**Task details**:
Starting at the line containing "Reproduce this chart with Apache ECharts." and ending at the line containing "60, 70, 80];", reproduce each line exactly as written, with both end lines included and all pictures omitted.

**Recorded data**:
_____

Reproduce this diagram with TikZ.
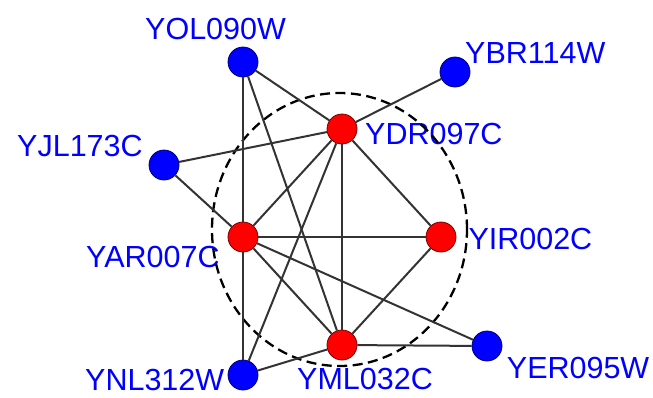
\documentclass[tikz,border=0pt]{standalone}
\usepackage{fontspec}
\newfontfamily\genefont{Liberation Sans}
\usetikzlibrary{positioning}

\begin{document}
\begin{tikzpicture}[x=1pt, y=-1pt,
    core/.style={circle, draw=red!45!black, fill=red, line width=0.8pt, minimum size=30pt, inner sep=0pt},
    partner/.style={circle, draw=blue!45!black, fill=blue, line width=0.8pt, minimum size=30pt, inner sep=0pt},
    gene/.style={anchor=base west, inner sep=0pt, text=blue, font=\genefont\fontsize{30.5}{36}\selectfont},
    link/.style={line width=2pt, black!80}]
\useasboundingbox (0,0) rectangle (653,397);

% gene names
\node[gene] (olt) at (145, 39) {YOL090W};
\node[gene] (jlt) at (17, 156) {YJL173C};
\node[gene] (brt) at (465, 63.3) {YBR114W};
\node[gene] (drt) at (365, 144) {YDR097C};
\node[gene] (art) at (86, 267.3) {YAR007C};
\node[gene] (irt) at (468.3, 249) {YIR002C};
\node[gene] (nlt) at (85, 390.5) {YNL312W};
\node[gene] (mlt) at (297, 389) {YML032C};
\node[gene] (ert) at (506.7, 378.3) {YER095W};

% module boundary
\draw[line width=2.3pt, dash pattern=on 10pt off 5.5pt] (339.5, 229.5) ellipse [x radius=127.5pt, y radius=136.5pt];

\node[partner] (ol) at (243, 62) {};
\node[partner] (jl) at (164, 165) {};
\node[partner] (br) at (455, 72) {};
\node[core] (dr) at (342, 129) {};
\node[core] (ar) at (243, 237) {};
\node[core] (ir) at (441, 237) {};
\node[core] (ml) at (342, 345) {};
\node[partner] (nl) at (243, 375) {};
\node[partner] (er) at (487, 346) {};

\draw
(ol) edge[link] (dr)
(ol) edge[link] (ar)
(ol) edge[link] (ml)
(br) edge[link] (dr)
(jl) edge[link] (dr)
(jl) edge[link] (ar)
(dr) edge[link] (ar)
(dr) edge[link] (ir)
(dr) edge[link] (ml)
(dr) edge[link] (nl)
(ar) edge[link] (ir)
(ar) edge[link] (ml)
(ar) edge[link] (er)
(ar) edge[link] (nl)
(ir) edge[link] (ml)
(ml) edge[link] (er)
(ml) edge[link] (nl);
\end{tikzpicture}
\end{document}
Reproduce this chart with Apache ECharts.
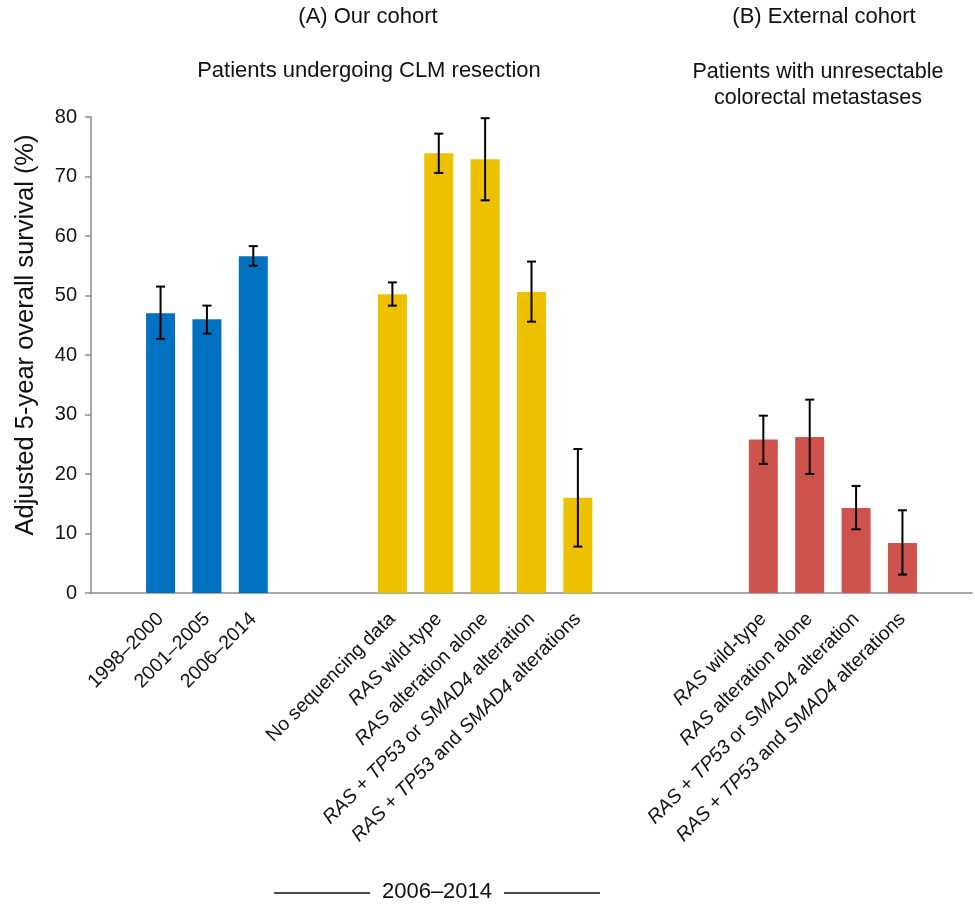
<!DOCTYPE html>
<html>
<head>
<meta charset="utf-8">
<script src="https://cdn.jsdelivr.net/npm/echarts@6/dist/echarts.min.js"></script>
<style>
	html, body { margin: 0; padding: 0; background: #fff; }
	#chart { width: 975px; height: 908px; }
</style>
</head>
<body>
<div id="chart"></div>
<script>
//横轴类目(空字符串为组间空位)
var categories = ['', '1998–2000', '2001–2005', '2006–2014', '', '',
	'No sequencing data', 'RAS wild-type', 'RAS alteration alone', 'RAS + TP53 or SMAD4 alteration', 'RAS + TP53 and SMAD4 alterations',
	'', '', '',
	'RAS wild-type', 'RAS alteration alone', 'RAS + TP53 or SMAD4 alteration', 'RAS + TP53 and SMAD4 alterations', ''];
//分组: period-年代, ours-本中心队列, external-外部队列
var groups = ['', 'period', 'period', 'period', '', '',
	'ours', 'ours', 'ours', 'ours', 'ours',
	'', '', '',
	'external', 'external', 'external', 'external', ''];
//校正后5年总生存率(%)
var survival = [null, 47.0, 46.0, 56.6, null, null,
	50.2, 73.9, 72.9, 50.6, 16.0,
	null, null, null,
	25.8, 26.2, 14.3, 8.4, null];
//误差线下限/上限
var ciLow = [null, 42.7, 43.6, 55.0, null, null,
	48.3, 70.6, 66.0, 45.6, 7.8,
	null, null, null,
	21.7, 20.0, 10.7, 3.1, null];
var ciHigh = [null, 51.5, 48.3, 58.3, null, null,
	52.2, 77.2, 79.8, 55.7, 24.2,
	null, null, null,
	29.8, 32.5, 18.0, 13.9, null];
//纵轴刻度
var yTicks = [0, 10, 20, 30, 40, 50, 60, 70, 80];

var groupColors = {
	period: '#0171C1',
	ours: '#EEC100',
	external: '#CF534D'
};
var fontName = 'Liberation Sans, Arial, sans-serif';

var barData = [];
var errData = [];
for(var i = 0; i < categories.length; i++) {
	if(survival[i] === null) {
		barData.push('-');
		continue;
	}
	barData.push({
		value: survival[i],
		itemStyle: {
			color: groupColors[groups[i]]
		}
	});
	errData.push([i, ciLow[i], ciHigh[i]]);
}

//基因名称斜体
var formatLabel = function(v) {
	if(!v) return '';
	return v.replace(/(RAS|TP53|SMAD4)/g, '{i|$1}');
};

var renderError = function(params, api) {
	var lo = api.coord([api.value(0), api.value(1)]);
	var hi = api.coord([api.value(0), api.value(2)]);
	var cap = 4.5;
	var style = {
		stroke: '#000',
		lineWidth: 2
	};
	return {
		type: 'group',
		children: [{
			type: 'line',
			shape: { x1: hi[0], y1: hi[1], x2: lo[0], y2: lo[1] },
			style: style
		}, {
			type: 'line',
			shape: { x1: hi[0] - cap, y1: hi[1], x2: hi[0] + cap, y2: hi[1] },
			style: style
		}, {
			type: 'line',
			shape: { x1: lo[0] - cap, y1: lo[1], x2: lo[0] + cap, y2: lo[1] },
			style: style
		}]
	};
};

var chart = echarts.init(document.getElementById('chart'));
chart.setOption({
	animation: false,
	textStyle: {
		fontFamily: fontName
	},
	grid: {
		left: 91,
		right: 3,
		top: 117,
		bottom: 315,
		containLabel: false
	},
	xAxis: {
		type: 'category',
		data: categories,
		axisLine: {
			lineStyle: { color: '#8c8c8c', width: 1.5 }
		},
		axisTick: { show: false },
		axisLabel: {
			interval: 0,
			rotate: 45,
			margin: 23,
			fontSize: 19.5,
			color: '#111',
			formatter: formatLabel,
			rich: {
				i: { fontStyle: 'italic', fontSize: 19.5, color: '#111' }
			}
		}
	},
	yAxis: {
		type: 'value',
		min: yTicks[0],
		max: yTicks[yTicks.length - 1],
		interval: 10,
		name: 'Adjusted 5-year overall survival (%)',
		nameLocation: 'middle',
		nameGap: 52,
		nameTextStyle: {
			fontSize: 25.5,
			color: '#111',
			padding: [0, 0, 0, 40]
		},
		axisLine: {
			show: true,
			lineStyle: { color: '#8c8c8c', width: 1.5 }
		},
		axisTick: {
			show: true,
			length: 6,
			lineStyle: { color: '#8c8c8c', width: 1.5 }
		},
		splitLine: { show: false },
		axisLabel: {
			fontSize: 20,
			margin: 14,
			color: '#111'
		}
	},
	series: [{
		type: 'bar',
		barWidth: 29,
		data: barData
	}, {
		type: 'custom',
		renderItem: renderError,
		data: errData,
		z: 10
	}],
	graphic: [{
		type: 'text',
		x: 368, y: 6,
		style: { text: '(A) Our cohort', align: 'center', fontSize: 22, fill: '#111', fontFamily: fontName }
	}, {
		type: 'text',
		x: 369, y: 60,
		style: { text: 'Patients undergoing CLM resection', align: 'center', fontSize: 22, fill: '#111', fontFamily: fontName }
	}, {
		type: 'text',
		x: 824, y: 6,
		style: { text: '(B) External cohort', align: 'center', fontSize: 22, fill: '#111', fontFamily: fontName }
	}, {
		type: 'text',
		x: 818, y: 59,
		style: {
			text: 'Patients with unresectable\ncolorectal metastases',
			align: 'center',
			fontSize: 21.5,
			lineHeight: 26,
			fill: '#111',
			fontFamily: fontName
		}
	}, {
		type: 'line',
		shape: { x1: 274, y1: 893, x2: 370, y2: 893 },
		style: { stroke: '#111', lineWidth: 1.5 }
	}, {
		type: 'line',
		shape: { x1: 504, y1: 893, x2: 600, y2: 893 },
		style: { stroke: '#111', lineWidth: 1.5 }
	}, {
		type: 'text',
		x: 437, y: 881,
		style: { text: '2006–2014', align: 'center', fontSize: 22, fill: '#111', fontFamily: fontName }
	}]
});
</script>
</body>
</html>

_____

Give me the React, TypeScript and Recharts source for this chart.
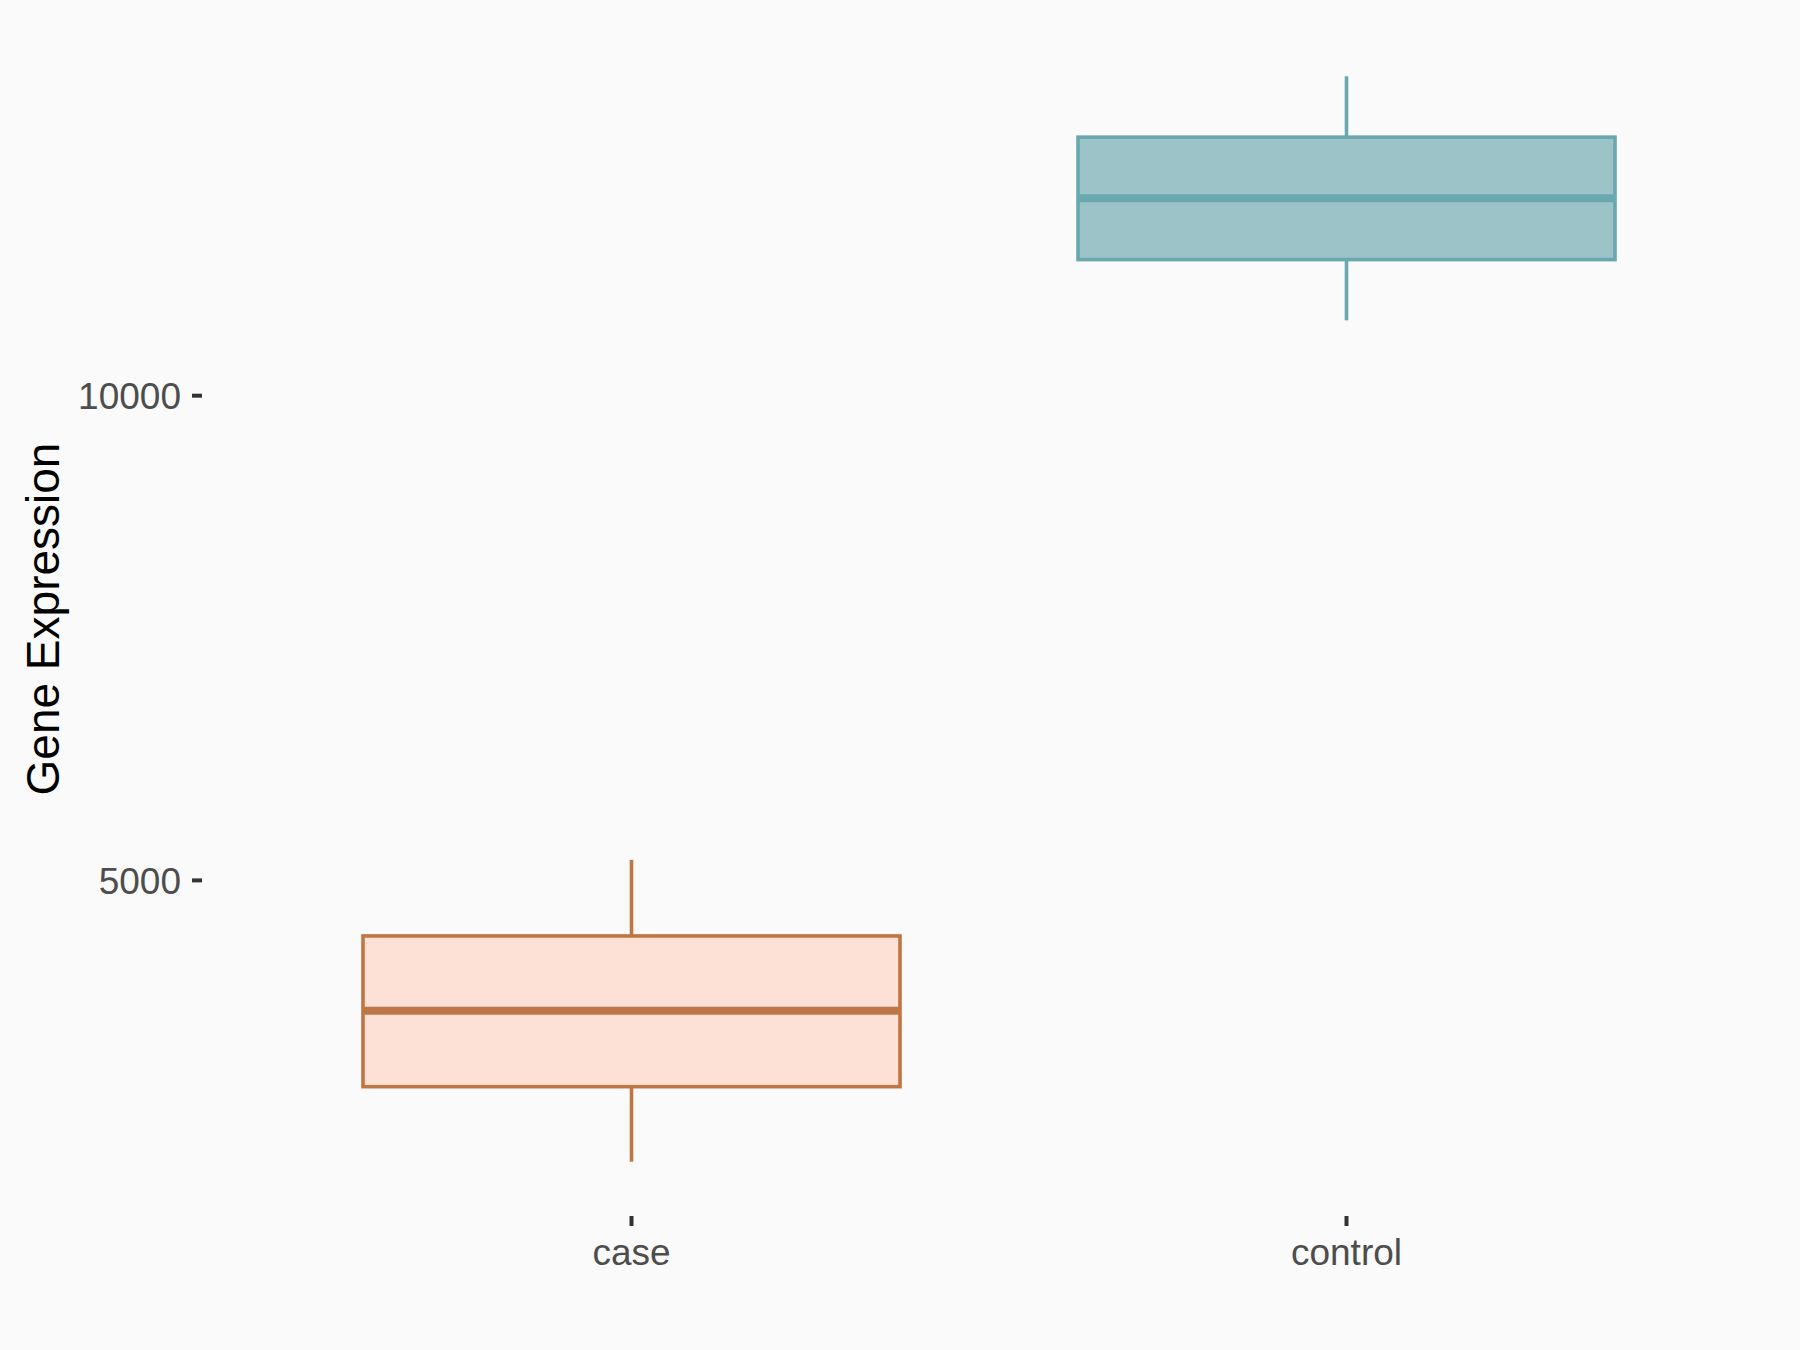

_____

**Expected output**:
Reproduce this chart with Apache ECharts.
<!DOCTYPE html>
<html>
<head>
<meta charset="utf-8">
<script src="https://cdn.jsdelivr.net/npm/echarts@6/dist/echarts.min.js"></script>
<style>
	html, body { margin: 0; padding: 0; background: #fff; }
	#chart { width: 975px; height: 908px; }
</style>
</head>
<body>
<div id="chart"></div>
<script>
//横轴类目(空字符串为组间空位)
var categories = ['', '1998–2000', '2001–2005', '2006–2014', '', '',
	'No sequencing data', 'RAS wild-type', 'RAS alteration alone', 'RAS + TP53 or SMAD4 alteration', 'RAS + TP53 and SMAD4 alterations',
	'', '', '',
	'RAS wild-type', 'RAS alteration alone', 'RAS + TP53 or SMAD4 alteration', 'RAS + TP53 and SMAD4 alterations', ''];
//分组: period-年代, ours-本中心队列, external-外部队列
var groups = ['', 'period', 'period', 'period', '', '',
	'ours', 'ours', 'ours', 'ours', 'ours',
	'', '', '',
	'external', 'external', 'external', 'external', ''];
//校正后5年总生存率(%)
var survival = [null, 47.0, 46.0, 56.6, null, null,
	50.2, 73.9, 72.9, 50.6, 16.0,
	null, null, null,
	25.8, 26.2, 14.3, 8.4, null];
//误差线下限/上限
var ciLow = [null, 42.7, 43.6, 55.0, null, null,
	48.3, 70.6, 66.0, 45.6, 7.8,
	null, null, null,
	21.7, 20.0, 10.7, 3.1, null];
var ciHigh = [null, 51.5, 48.3, 58.3, null, null,
	52.2, 77.2, 79.8, 55.7, 24.2,
	null, null, null,
	29.8, 32.5, 18.0, 13.9, null];
//纵轴刻度
var yTicks = [0, 10, 20, 30, 40, 50, 60, 70, 80];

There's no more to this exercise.